I don't think your average Home Depot variety 2*4 (1.75*3.75....) would work. I have gotten fire from using white pine, but it was carefully selected and air dried. I would be very interested in being proven wrong but it wouldn't be my first choice.

Head over to the doweling department instead and see if they have any poplar. Poplar works pretty good for bow drilling because it is soft and, for lack of a better word, fuzzy. A piece of 1 inch should serve as the hearth, and a piece of 1/4 inch should work as the spindle. Use your favorite knife to flatten off the bigger piece so it lays flat.

The bow itself isn't too materials-demanding, it can be any sort of stick.

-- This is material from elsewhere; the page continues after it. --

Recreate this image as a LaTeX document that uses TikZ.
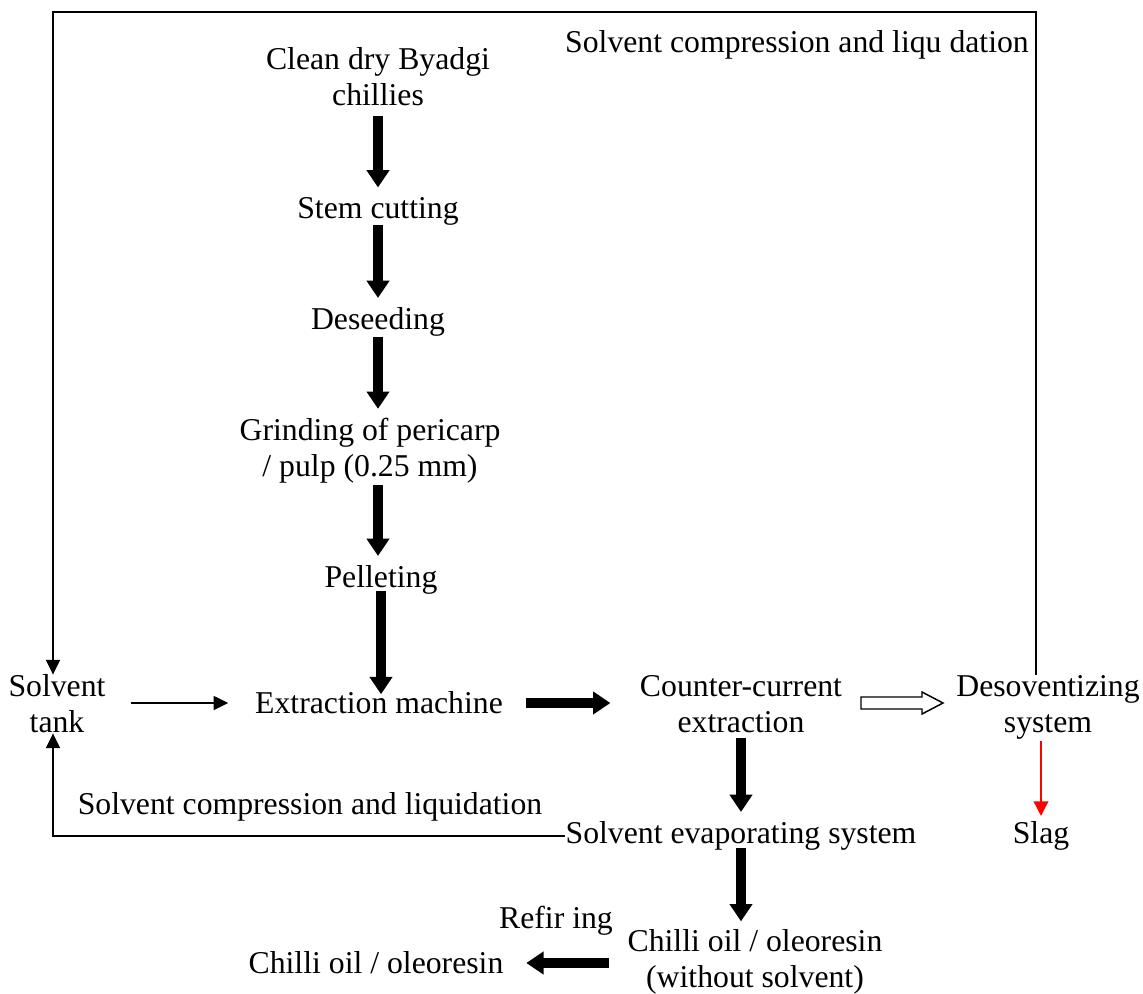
\documentclass[tikz,border=0pt]{standalone}
\usepackage{fontspec}
\setmainfont{Liberation Serif}
\usetikzlibrary{arrows.meta}
\begin{document}
\begin{tikzpicture}[x=0.75pt,y=-0.75pt,
  lbl/.style={inner sep=0pt, align=center, font=\fontsize{23.8}{27}\selectfont},
  bigarrow/.style={line width=8pt, -{Triangle[width=16.5pt,length=13pt]}},
  thinarrow/.style={line width=1.1pt, -{Triangle[width=10.5pt,length=11pt]}},
  framestyle/.style={line width=1.1pt}]
\useasboundingbox (0,0) rectangle (1143,993);
\node[lbl] (clean) at (378,77) {Clean dry Byadgi\\chillies};
\node[lbl] (stem) at (378,211) {Stem cutting};
\node[lbl] (deseed) at (378,322) {Deseeding};
\node[lbl] (grind) at (370,451) {Grinding of pericarp\\/ pulp (0.25 mm)};
\node[lbl] (pellet) at (381,580) {Pelleting};
\node[lbl] (extr) at (379,703) {Extraction machine};
\node[lbl] (tank) at (57,704) {Solvent\\tank};
\node[lbl] (counter) at (741,704) {Counter-current\\extraction};
\node[lbl] (desov) at (1048,707) {Desoventizing\\system};
\node[lbl] (slag) at (1041,836) {Slag};
\node[lbl] (evap) at (741,836) {Solvent evaporating system};
\node[lbl] (oil) at (755,962) {Chilli oil / oleoresin\\(without solvent)};
\node[lbl] (oilout) at (376,963) {Chilli oil / oleoresin};
\node[lbl] (refin) at (556,921) {Refir ing};
\node[lbl] (toplbl) at (797,45) {Solvent compression and liqu dation};
\node[lbl] (botlbl) at (310,807) {Solvent compression and liquidation};
\coordinate (tl) at (53,12);
\coordinate (tr) at (1036,12);
% main column
\draw[bigarrow,shorten <=7pt,shorten >=7pt] (clean.south) -- (stem.north);
\draw[bigarrow,shorten <=0pt,shorten >=7pt] (stem.south) -- (deseed.north);
\draw[bigarrow,shorten <=0pt,shorten >=7pt] (deseed.south) -- (deseed.south |- grind.north);
\draw[bigarrow,shorten <=1pt,shorten >=7pt] (grind.south -| stem) -- (stem |- pellet.north);
\draw[bigarrow,shorten <=-3pt,shorten >=-2pt] (pellet.south) -- (pellet.south |- extr.north);
% horizontal
\draw[thinarrow,shorten <=19pt,shorten >=20pt] (tank.east |- extr) -- (extr.west);
\draw[bigarrow,shorten <=17pt,shorten >=22pt] (extr.east) -- (extr.east -| counter.west);
\draw[framestyle] (861,697) -- (922,697) -- (922,692) -- (943,703) -- (922,714) -- (922,709) -- (861,709) -- cycle;
\draw[bigarrow,shorten <=4pt,shorten >=7pt] (counter.south) -- (evap.north);
\draw[bigarrow,shorten <=-2pt,shorten >=6pt] (evap.south) -- (evap.south |- oil.north);
\draw[bigarrow,shorten <=13.5pt,shorten >=17pt] (oil.west |- oilout) -- (oilout.east);
\draw[red,line width=1.1pt,-{Triangle[width=11pt,length=11pt]},shorten <=1pt,shorten >=4pt] (desov.south -| slag) -- (slag.north);
% frame
\draw[framestyle,-{Triangle[width=10.5pt,length=11pt]}] (desov.north -| tr) -- (tr) -- (tl) -- (tl |- tank.north);
\draw[thinarrow] (evap.west) -- (evap.west -| tl) -- (tl |- tank.south);
\end{tikzpicture}
\end{document}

Some people have more luck with an actual "bow", that is, the stick is springy and pulls tension. I prefer my technique, which uses a fairly stiff stick, and I apply the tension with my thumb as I'm drilling. You'll prefer one way or another, a lot of it probably just depends on what you first gain proficiency with. The string can be just about anything if you use the "egyptian" winding: that is, to tie the string to the spindle, and wrap it in both directions several turns. This makes it impossible for the string to slip on the spindle.

I had a thread somewhere in this forum about bow drilling for fire, it talked a lot about notch geometry and technique.

And yeah, fire-from-friction is not easy. Quite a lot of it is based on discovering what you can get in your area that will work. Don't be discouraged! Your first step is to get fire using very good materials (kiln-dried poplar dowels, cotton lint tinder) to learn the technique and to build confidence. Once you have confidence in your ability to make it work with those materials, then is the time to ramp up the difficulty by using "found" things.